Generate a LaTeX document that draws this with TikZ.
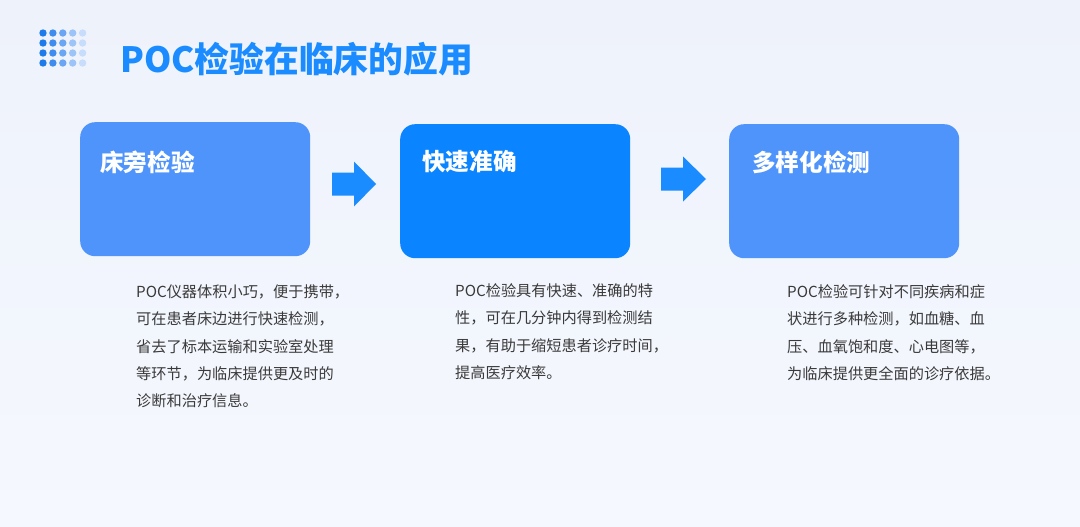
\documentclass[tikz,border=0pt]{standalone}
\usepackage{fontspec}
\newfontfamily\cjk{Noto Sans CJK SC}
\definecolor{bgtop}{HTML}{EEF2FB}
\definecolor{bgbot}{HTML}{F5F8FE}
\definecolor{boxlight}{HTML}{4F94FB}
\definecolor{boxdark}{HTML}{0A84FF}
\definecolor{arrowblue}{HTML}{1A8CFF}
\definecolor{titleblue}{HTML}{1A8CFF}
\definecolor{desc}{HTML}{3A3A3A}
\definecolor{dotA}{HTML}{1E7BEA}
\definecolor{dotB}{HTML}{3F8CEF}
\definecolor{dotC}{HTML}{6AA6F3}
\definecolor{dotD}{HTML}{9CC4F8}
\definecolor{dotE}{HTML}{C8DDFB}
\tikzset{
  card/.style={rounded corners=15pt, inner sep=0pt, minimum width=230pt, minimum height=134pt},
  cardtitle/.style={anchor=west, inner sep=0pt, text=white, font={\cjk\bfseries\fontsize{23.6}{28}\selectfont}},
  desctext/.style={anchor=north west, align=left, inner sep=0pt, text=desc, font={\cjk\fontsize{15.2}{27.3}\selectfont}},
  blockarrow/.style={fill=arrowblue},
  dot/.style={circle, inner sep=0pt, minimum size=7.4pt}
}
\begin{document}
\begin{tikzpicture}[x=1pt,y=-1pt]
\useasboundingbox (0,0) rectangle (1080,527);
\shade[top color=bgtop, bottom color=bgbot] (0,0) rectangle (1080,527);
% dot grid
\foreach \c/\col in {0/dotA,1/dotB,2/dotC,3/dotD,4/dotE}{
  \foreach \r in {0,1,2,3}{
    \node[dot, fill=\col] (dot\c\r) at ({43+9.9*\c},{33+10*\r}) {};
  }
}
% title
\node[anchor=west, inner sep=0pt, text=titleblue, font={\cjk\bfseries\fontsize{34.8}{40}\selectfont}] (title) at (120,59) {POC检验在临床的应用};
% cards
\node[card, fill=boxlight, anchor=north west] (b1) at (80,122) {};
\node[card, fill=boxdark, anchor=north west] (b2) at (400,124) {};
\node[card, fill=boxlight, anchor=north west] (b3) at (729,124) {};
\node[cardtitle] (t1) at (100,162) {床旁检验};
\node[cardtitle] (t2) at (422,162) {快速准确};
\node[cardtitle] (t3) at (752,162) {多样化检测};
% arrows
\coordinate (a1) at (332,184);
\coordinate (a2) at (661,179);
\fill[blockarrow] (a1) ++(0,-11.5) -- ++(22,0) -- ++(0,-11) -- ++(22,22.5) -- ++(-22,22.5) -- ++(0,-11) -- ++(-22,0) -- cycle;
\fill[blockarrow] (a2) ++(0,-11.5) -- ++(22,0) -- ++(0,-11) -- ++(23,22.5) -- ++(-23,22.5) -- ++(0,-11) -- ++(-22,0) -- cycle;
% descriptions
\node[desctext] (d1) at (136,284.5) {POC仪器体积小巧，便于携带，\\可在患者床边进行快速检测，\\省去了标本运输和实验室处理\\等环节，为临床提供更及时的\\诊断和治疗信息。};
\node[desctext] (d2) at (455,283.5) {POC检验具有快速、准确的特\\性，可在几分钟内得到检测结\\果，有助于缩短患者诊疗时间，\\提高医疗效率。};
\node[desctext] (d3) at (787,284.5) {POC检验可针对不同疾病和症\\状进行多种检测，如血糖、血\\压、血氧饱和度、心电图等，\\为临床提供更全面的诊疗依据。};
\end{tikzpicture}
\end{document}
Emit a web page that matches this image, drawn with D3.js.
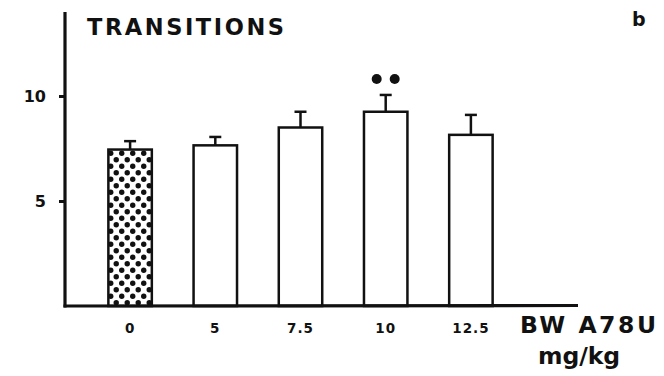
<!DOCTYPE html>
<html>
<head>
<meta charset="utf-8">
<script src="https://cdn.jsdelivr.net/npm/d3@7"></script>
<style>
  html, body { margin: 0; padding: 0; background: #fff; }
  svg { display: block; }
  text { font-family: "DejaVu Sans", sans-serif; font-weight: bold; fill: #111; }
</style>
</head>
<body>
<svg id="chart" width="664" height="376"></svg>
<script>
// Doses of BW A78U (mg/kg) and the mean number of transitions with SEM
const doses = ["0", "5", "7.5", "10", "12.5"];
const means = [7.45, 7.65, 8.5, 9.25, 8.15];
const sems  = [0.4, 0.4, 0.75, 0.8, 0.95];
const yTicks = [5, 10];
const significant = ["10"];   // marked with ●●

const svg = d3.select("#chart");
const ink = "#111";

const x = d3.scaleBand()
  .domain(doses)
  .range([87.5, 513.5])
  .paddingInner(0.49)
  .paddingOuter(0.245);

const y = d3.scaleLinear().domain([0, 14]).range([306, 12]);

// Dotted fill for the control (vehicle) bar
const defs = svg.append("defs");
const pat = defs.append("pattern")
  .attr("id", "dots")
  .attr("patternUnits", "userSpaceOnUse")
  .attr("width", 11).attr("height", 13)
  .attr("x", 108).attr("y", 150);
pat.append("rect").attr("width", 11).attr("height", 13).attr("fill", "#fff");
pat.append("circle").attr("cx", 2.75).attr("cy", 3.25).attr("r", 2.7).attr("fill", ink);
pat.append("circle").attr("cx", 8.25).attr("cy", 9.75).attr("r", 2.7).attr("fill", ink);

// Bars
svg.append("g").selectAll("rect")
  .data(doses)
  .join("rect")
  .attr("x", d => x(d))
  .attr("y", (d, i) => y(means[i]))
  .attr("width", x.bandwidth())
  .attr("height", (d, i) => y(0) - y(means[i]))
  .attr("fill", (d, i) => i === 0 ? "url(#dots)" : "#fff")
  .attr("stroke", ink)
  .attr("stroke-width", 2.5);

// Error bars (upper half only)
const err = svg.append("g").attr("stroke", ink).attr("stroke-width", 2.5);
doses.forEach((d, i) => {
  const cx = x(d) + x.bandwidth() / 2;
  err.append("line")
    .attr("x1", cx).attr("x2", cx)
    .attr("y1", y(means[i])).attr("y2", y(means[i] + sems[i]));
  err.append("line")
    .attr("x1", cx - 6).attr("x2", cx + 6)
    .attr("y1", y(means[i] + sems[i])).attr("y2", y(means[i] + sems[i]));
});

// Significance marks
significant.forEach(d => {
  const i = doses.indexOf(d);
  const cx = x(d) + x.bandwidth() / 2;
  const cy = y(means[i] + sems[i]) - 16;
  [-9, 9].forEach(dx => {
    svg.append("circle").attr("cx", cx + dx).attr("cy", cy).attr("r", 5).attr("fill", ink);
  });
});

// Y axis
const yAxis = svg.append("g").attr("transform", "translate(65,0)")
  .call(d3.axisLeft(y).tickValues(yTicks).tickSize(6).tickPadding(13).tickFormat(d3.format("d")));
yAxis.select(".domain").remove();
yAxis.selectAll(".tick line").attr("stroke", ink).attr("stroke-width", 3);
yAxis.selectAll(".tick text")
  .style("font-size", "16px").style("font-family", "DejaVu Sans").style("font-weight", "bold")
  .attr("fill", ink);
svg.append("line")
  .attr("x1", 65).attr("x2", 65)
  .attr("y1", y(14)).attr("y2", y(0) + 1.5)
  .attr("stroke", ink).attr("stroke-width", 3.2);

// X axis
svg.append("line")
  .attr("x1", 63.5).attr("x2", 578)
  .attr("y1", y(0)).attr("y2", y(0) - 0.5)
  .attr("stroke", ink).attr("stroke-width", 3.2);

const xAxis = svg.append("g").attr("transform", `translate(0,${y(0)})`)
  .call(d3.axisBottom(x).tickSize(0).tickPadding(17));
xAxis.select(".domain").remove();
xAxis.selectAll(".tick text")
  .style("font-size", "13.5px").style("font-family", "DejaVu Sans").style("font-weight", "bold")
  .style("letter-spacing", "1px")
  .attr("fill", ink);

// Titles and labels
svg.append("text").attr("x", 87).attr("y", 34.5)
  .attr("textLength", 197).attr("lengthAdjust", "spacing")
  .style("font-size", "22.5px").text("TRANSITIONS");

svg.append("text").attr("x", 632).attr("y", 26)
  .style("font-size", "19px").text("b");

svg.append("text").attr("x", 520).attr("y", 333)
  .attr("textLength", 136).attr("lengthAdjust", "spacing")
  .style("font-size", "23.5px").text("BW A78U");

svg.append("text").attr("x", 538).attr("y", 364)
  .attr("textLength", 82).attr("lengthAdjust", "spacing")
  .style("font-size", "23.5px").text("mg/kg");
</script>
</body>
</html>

[What is required]
Give back exactly the lines from the one that holds "Emit a web page" to the one that holds "const y = d3.scaleLinear().domain([0, 14]).range([306, 12]);", with both ends and without the images.

[The output]
Emit a web page that matches this image, drawn with D3.js.
<!DOCTYPE html>
<html>
<head>
<meta charset="utf-8">
<script src="https://cdn.jsdelivr.net/npm/d3@7"></script>
<style>
  html, body { margin: 0; padding: 0; background: #fff; }
  svg { display: block; }
  text { font-family: "DejaVu Sans", sans-serif; font-weight: bold; fill: #111; }
</style>
</head>
<body>
<svg id="chart" width="664" height="376"></svg>
<script>
// Doses of BW A78U (mg/kg) and the mean number of transitions with SEM
const doses = ["0", "5", "7.5", "10", "12.5"];
const means = [7.45, 7.65, 8.5, 9.25, 8.15];
const sems  = [0.4, 0.4, 0.75, 0.8, 0.95];
const yTicks = [5, 10];
const significant = ["10"];   // marked with ●●

const svg = d3.select("#chart");
const ink = "#111";

const x = d3.scaleBand()
  .domain(doses)
  .range([87.5, 513.5])
  .paddingInner(0.49)
  .paddingOuter(0.245);

const y = d3.scaleLinear().domain([0, 14]).range([306, 12]);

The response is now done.